Another great restaurant is Kiji Sky, a family-friendly okonomiyaki restaurant. There is no website, but it is located in the basement of the Umeda Sky Building, so just put that into your Google Maps if you are looking for the place.
Stewed beef sinew, this dish is rich in flavor without being overpowering due to the fact that in addition to miso and soy sauce, it is stewed in sugar and sweet sake. Check out Akagakiya for some incredible Doteyaki at really cheap prices (generally less than $5).
If you go to any supermarket, too, they’ll have doteyaki for incredibly cheap prices, if you want to DIY.
According to the 5Meanders, Takoyaki, a fried octopus dish that has been around since 1935, is “synonymous with Osaka.” This typical street food, sold in portions of 6, 8, or 12 on the street, is a perfect snack on a busy day. Anywhere on the streets in Dotonbori, a hip street in the heart of Namba, will serve delicious takoyaki. Just wander the street and try a few at every place! Pro-tip: Look for the places where you can see the chefs frying the batter and putting octopus into the center, ensuring its freshness.
However, if you don’t want to commit to 12 pieces, check out Wanaka, which has a 3 piece sampler sandwiched between wafer crackers.
Soba, udon, ramen -- Osaka is your place for all noodly things.
Many noodle restaurants are tachikui, which means you stand while you are eating.
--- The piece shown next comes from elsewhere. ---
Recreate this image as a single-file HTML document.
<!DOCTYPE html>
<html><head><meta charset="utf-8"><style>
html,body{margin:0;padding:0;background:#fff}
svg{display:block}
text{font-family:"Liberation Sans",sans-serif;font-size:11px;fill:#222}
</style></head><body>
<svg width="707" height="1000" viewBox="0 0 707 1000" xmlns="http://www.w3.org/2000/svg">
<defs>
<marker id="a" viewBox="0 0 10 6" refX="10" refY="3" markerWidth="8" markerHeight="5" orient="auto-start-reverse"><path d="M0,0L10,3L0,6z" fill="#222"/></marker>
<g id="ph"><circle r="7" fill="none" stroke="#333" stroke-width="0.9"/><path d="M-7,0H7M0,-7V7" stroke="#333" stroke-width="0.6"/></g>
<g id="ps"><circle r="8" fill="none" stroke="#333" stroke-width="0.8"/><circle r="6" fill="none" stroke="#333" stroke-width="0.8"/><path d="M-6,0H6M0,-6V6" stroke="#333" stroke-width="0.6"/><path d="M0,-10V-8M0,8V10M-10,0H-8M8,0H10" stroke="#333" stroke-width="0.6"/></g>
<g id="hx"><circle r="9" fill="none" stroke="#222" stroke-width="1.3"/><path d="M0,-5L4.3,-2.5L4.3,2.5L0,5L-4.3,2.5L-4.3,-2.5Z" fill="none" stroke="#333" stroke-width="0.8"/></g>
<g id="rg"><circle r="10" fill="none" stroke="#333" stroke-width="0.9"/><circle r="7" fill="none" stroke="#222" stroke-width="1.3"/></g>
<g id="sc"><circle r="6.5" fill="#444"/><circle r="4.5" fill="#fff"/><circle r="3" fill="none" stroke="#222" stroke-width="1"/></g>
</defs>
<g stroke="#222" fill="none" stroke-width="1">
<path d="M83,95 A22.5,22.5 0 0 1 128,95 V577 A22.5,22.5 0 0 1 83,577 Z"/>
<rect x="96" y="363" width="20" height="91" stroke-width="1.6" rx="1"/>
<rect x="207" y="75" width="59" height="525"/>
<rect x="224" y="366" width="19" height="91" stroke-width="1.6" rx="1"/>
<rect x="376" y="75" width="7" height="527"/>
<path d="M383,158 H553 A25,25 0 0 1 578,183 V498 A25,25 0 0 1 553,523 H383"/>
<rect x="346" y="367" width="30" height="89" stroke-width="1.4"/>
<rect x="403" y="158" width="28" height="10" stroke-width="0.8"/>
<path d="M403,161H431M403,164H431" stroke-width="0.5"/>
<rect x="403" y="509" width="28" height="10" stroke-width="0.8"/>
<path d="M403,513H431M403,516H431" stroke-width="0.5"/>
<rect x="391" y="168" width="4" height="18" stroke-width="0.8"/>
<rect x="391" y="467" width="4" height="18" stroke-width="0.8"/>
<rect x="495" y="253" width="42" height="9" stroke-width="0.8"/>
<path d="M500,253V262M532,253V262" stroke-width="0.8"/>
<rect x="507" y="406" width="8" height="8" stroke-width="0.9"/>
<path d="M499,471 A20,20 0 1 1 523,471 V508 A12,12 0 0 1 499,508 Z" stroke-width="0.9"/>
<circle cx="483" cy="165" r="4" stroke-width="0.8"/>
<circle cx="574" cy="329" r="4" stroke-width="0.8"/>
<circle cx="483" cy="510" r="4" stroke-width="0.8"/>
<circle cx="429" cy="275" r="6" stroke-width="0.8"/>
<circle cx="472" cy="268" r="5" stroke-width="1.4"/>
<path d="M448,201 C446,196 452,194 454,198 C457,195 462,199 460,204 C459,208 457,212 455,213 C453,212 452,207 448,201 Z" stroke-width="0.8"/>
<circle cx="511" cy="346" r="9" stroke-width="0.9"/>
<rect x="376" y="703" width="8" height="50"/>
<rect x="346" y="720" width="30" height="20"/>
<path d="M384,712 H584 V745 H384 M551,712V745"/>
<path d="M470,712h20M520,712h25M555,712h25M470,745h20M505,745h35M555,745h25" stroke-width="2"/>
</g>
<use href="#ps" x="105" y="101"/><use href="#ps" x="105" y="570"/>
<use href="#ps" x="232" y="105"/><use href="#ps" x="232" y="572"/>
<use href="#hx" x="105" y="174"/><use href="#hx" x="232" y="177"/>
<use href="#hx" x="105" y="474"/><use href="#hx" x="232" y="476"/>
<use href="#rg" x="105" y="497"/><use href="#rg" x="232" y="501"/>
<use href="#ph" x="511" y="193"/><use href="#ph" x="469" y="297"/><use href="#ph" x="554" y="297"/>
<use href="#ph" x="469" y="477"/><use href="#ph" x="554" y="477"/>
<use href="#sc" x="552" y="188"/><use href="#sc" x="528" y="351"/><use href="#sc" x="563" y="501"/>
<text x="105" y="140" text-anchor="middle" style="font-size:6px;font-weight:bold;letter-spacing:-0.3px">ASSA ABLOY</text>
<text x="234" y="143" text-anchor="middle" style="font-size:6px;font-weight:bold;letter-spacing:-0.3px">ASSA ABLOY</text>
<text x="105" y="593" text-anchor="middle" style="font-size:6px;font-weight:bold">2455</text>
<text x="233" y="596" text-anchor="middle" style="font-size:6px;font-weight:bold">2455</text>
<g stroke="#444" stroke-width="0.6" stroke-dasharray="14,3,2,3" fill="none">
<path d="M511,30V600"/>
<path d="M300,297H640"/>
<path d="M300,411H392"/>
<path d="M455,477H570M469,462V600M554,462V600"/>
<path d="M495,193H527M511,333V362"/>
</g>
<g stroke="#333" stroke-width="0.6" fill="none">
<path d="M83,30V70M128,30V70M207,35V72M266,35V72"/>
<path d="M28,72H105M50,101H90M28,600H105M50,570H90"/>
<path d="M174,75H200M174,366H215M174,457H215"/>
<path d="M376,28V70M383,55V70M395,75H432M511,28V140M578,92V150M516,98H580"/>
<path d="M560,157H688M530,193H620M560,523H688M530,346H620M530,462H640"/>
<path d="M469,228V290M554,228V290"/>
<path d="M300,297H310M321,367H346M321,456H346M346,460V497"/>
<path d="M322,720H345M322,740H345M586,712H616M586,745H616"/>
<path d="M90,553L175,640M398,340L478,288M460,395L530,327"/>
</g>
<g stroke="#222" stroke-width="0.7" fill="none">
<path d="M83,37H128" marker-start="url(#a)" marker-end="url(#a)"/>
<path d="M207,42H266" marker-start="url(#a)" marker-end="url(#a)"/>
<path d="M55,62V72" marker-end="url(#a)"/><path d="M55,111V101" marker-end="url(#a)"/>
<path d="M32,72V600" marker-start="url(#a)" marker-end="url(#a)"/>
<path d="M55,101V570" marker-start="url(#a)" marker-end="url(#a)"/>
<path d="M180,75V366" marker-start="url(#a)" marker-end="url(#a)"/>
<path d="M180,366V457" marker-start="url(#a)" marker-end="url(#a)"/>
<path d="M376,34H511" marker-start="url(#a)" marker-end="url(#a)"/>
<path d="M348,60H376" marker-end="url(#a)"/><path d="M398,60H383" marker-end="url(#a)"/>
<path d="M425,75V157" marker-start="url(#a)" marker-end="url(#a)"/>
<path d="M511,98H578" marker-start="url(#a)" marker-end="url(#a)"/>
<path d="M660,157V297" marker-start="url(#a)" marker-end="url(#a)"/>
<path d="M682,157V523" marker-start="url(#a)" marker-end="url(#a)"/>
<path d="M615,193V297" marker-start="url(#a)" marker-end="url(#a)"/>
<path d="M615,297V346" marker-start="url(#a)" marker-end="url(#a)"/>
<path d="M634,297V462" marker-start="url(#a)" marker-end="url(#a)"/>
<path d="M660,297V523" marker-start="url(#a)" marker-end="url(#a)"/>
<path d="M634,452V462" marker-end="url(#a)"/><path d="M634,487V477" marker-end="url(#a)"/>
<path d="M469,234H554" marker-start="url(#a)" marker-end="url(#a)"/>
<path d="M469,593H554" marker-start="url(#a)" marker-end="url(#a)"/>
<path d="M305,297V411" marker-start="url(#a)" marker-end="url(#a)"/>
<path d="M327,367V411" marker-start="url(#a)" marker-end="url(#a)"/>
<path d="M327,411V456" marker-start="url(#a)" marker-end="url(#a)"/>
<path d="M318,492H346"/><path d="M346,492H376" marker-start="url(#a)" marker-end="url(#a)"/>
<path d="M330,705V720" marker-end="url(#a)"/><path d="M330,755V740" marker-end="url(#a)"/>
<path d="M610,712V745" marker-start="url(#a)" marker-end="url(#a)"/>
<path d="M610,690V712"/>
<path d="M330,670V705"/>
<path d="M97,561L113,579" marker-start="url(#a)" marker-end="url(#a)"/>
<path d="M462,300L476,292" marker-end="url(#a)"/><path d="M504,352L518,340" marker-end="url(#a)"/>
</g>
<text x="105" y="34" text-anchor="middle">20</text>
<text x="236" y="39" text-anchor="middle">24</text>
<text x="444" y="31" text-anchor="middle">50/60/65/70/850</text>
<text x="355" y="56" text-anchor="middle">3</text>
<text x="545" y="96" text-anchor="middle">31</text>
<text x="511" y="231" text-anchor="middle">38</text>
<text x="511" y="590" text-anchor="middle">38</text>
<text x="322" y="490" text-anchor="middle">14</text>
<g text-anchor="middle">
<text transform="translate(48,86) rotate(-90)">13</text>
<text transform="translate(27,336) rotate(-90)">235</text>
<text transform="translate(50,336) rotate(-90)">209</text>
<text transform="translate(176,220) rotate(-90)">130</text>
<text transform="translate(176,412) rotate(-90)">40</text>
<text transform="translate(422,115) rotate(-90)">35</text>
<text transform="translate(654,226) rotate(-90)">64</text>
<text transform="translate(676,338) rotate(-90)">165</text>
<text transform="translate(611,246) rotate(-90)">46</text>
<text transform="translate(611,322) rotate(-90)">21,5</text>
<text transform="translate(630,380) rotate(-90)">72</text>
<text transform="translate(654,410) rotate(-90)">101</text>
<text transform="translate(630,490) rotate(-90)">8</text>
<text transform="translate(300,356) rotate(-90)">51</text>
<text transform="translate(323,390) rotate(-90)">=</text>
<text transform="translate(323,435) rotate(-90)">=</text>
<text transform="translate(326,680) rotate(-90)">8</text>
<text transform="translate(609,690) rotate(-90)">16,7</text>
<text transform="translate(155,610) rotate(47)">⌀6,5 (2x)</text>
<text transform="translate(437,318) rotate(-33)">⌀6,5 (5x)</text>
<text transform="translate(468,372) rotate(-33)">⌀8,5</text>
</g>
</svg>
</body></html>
For a great tachikui soba and udon joint, check out Nishiya Soba (and order the shouga tempura, whose fried pieces are absolutely delicious).
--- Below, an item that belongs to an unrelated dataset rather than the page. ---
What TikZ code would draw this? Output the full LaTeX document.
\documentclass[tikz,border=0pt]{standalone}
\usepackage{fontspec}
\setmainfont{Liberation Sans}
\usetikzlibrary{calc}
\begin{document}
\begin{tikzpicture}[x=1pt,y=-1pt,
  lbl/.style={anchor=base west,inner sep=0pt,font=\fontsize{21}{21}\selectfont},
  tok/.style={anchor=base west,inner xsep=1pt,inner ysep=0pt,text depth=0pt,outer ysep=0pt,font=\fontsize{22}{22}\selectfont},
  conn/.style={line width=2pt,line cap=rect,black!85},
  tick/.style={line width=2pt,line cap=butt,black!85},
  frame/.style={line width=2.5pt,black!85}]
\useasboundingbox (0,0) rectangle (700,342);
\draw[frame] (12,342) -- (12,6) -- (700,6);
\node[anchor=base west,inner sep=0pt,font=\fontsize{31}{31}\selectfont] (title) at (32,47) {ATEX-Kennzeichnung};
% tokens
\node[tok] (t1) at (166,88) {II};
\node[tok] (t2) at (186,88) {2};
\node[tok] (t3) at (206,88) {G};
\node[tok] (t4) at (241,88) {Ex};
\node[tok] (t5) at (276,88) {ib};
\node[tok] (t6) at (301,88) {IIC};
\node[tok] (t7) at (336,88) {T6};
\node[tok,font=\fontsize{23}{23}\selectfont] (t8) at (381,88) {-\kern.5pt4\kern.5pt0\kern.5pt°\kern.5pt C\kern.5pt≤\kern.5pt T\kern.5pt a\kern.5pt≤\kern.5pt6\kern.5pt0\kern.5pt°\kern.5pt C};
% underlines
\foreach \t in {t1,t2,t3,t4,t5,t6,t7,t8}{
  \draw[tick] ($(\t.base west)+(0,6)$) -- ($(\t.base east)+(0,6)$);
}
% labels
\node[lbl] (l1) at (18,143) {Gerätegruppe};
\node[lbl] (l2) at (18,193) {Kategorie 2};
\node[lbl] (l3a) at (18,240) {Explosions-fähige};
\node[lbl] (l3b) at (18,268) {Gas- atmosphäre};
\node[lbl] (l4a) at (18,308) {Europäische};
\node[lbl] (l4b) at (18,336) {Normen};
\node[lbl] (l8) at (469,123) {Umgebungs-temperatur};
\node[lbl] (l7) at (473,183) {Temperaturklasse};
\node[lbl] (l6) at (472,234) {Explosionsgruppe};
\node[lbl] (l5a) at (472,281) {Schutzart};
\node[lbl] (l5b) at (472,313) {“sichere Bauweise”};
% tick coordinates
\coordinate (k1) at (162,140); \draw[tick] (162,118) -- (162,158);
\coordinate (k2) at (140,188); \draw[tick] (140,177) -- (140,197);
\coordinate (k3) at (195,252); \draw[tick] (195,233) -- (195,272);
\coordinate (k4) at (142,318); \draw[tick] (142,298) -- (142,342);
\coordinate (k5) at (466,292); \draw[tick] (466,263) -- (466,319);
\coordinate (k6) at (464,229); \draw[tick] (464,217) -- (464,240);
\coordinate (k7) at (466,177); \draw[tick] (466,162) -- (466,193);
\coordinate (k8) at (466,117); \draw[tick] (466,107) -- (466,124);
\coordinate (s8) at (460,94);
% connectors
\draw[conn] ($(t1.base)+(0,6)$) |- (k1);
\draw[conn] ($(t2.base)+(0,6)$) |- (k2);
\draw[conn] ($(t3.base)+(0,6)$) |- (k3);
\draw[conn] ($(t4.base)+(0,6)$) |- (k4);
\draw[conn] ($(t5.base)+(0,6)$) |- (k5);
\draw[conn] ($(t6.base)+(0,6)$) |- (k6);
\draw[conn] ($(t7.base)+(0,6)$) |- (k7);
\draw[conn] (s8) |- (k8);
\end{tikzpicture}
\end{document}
For kitsune udon, or a style of udon noodles with a piece of fried tofu on top, head to Usanamitei Matsubay. A steaming bowl will cost you around $10.
The most beloved ramen joint in the heart of the city is Kinryu Ramen. We recommend you get there early to avoid the crowds! A bowl will run you about $10 or less.
This is just the beginning of all the delicious food you can eat in Osaka. Indeed, just wandering around the streets we guarantee you will find some of the most mouth-watering meals and snacks of your life. But with this list in hand, you won’t miss out on some of Osaka’s most renowned specialties.